Kultur: Rigolettos Rache

Opernaltstars übernehmen die Bühne: „Quartetto“ im Renaissance-Theater.

Bravo, das ist doch ein Coup! Ein Theaterstück, das im einem Altersheim für ehemalige Sänger spielt, tatsächlich mit ergrauten Diven und tapsigen Heldentenören zu besetzen. Und nicht irgendwelchen. Bei „Quartetto“ steht geballte Berliner Operngeschichte auf der Bühne des Renaissance-Theaters. Karan Armstrong, René Kollo, Victor von Halem und Ute Walther wurden viele Jahre gleich um die Ecke an der Deutschen Oper bejubelt und verehrt. In ihrem Charlottenburger Stammhaus fand 2013 auch die Deutschland-Premiere der Verfilmung von „Quartetto“ statt. Dustin Hoffmann hatte sich die Komödie um ein Leben nach dem Ruhm für sein Regiedebüt ausersehen – und als britisches Wohlfühl-Starkino zwischen Spitzenschmeißerei und Sentiment in Szene gesetzt.

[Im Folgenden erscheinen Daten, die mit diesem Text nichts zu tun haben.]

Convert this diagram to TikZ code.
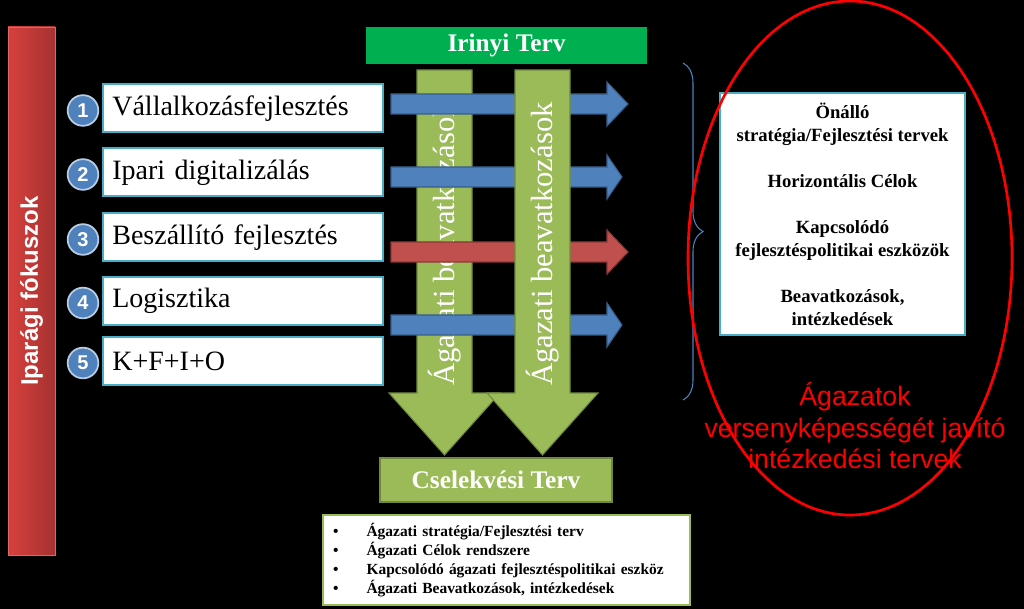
\documentclass[tikz,border=0pt]{standalone}
\usepackage{fontspec}
\setmainfont{Liberation Serif}
\setsansfont{Liberation Sans}
\usetikzlibrary{decorations.pathreplacing}
\definecolor{kek}{RGB}{79,129,189}
\definecolor{kekszel}{RGB}{56,93,138}
\definecolor{piros}{RGB}{192,80,77}
\definecolor{pirosszel}{RGB}{140,56,54}
\definecolor{savbal}{RGB}{214,64,61}
\definecolor{savjobb}{RGB}{166,50,48}
\definecolor{oliva}{RGB}{155,187,89}
\definecolor{olivaszel}{RGB}{113,137,63}
\definecolor{zold}{RGB}{0,176,80}
\definecolor{turkiz}{RGB}{75,172,198}

\begin{document}
\begin{tikzpicture}[x=0.75pt,y=-0.75pt,
  fokusz/.style={draw=turkiz,line width=1.5pt,fill=white,minimum height=36pt,
    text width=196pt,inner xsep=7pt,align=left,font=\fontsize{21}{24}\selectfont},
  szam/.style={circle,fill=kek,draw=kek!40!white,line width=1.3pt,minimum size=23pt,
    inner sep=0pt,text=white,font=\sffamily\bfseries\fontsize{15}{17}\selectfont},
  lefele/.style={fill=oliva,draw=olivaszel,line width=0.8pt},
  nyilszoveg/.style={rotate=90,text=white,font=\fontsize{23}{25}\selectfont}]
  \useasboundingbox (0,0) rectangle (1024,609);
  \fill[black] (0,0) rectangle (1024,609);
  % bal oldali sav
  \draw[left color=savbal,right color=savjobb,draw=savbal!80!white]
    (8,27) rectangle (55,555);
  \node[rotate=90,text=white,font=\sffamily\bfseries\fontsize{18}{20}\selectfont]
    (fokuszok) at (31.5,291) {Iparági fókuszok};
  \foreach \i/\y/\t in {1/108.5/Vállalkozásfejlesztés,2/172.5/Ipari digitalizálás,
      3/237.5/Beszállító fejlesztés,4/301/Logisztika,5/361/K+F+I+O}{
    \node[fokusz] (fokusz\i) at (243,\y) {\t};
    \node[szam] (szam\i) at (83,\y+2) {\i};
  }
  \node[fill=zold,minimum width=210.75pt,minimum height=27.75pt,text=white,
    font=\bfseries\fontsize{19}{21}\selectfont] (irinyi) at (506.5,45.5) {Irinyi Terv};
  % agazati nyilak
  \draw[lefele] (417,70) -- (472,70) -- (472,393) -- (500,393) -- (444.5,455)
    -- (389,393) -- (417,393) -- cycle;
  \node[nyilszoveg] (beav1) at (444.5,244) {Ágazati beavatkozások};
  \foreach \c/\t/\sz/\sc in {104/628/kek/kekszel,177/622/kek/kekszel,
      252/628/piros/pirosszel,325/622/kek/kekszel}
    \draw[fill=\sz,draw=\sc,line width=0.8pt] (391,\c-10) -- (607,\c-10) -- (607,\c-22)
      -- (\t,\c) -- (607,\c+22) -- (607,\c+10) -- (391,\c+10) -- cycle;
  \draw[lefele] (515,70) -- (570,70) -- (570,393) -- (598,393) -- (542.5,455)
    -- (487,393) -- (515,393) -- cycle;
  \node[nyilszoveg] (beav2) at (542.5,244) {Ágazati beavatkozások};
  % jobb oldal
  \coordinate (kapocsfent) at (683,63);
  \coordinate (kapocslent) at (683,400);
  \draw[kek,line width=0.8pt,decorate,decoration={brace,amplitude=15pt}]
    (kapocsfent) -- (kapocslent);
  \node[draw=turkiz,line width=1.5pt,fill=white,minimum width=184pt,minimum height=181.5pt,
    align=center,font=\bfseries\fontsize{14}{17.25}\selectfont] (celok) at (842.5,214)
    {Önálló\\stratégia/Fejlesztési tervek\\[17.25pt]Horizontális Célok\\[17.25pt]
     Kapcsolódó\\fejlesztéspolitikai eszközök\\[17.25pt]Beavatkozások,\\intézkedések};
  \draw[red,line width=2pt] (850,258) ellipse [x radius=162,y radius=257];
  \node[text=red,align=center,font=\sffamily\fontsize{20}{23.6}\selectfont] (agazatok)
    at (855,426) {Ágazatok\\versenyképességét javító\\intézkedési tervek};
  % also resz
  \node[fill=oliva,draw=olivaszel,line width=0.8pt,minimum width=174pt,minimum height=33pt,
    text=white,font=\bfseries\fontsize{19}{21}\selectfont] (cselekvesi) at (496,480)
    {Cselekvési Terv};
  \node[draw=oliva,line width=1.5pt,fill=white,text width=260pt,inner xsep=7.5pt,
    minimum height=67.5pt,align=left,font=\bfseries\fontsize{11.6}{14.3}\selectfont]
    (lista) at (506.5,560)
    {\makebox[25pt][l]{\textbullet}Ágazati stratégia/Fejlesztési terv\\
     \makebox[25pt][l]{\textbullet}Ágazati Célok rendszere\\
     \makebox[25pt][l]{\textbullet}Kapcsolódó ágazati fejlesztéspolitikai eszköz\\
     \makebox[25pt][l]{\textbullet}Ágazati Beavatkozások, intézkedések};
\end{tikzpicture}
\end{document}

Nun übernehmen Sänger die Bühne, die nicht nur so tun, als wüssten sie, was es heißt, wenn die Stimme brüchig wird. Alle stehen sie in ihrem achten Lebensjahrzehnt, voran René Kollo, der zu seinem 80. eine große Abschiedstournee plant. Reginald heißt er in seiner Rolle, was bei diesem durch und durch Berliner Charakterkopf unfreiwillig komisch und britisch ausgebremst wirkt. Reginald wedelt weltmännisch mit einem Wagner- Buch, das man mit dem Opernglas als Werk Kollos erkennen kann. Darin verteidigt er den Komponisten gegen seine Kritiker. „All das ist nicht wahr und wird hier richtiggestellt“, poltert es im Klappentext. Da ist Musike drin, zumal sich Kollo noch immer auf der Höhe seiner Möglichkeiten sieht, die Jugend hingegen auf dem völlig falschen Ausbildungsweg. Und in die Deutsche Oper, da kriegen ihn keine zehn Pferde mehr rein.

Leider kommen derlei herzhafte Attacken im Stück von Ronald Harwood nicht vor. Es wirkt in der Fassung des Renaissance-Theaters, besorgt von Regisseur Thorsten Fischer, zahnlos und bar jeden Rhythmusgefühls. Ohne Not und irgendwelche Folgen werden Plattitüden wie „Kunst ist die Arznei der Menschheit“ aufgesagt – dabei wüsste es jedes der vier versammelten Bühnentiere so viel besser; und vor allem tiefer. Stattdessen mimen sie mit wenig Fortune Sexsucht im Alter, Vergesslichkeitsschübe, Alkoholdurst und Kontrollwahn. Als Reginalds Exfrau Jean Horton (Ute Walther) neu ins Heim kommt, brummelt dieser so missmutig in seine Strickjacke, bis aus der einstigen Diva ein verzagtes „Sei doch mal nett zu mir“ herauspurzelt.

Was also Text und Schauspielversuche nicht zu sagen vermögen, wird der Musik überantwortet. Nicht etwa der Oper, die nur von fernen Einspielungen hereinweht, wenn etwa die Callas wieder einmal den Beweis antritt, dass das Leben und die Kunst keine Freunde sein können. Man singt Musical oder Chanson, setzt sich an die Stelle von Barbra Streisand oder Nat King Cole. Das klappt ganz gut, weil hier durchscheinen darf, was für nimmersatte Scheinwerfersucher die Mitglieder dieses „Quartetto“ doch sind. Zugleich bleibt dadurch lange offen, ob die Altstars die titelgebende Passage aus Verdis „Rigoletto“ tatsächlich noch einmal anstimmen werden, so wie einst. Kunst kann gnadenlos sein.

Nächste Vorstellungen am 26. und 28. Juni sowie vom 15. bis 17 Juli.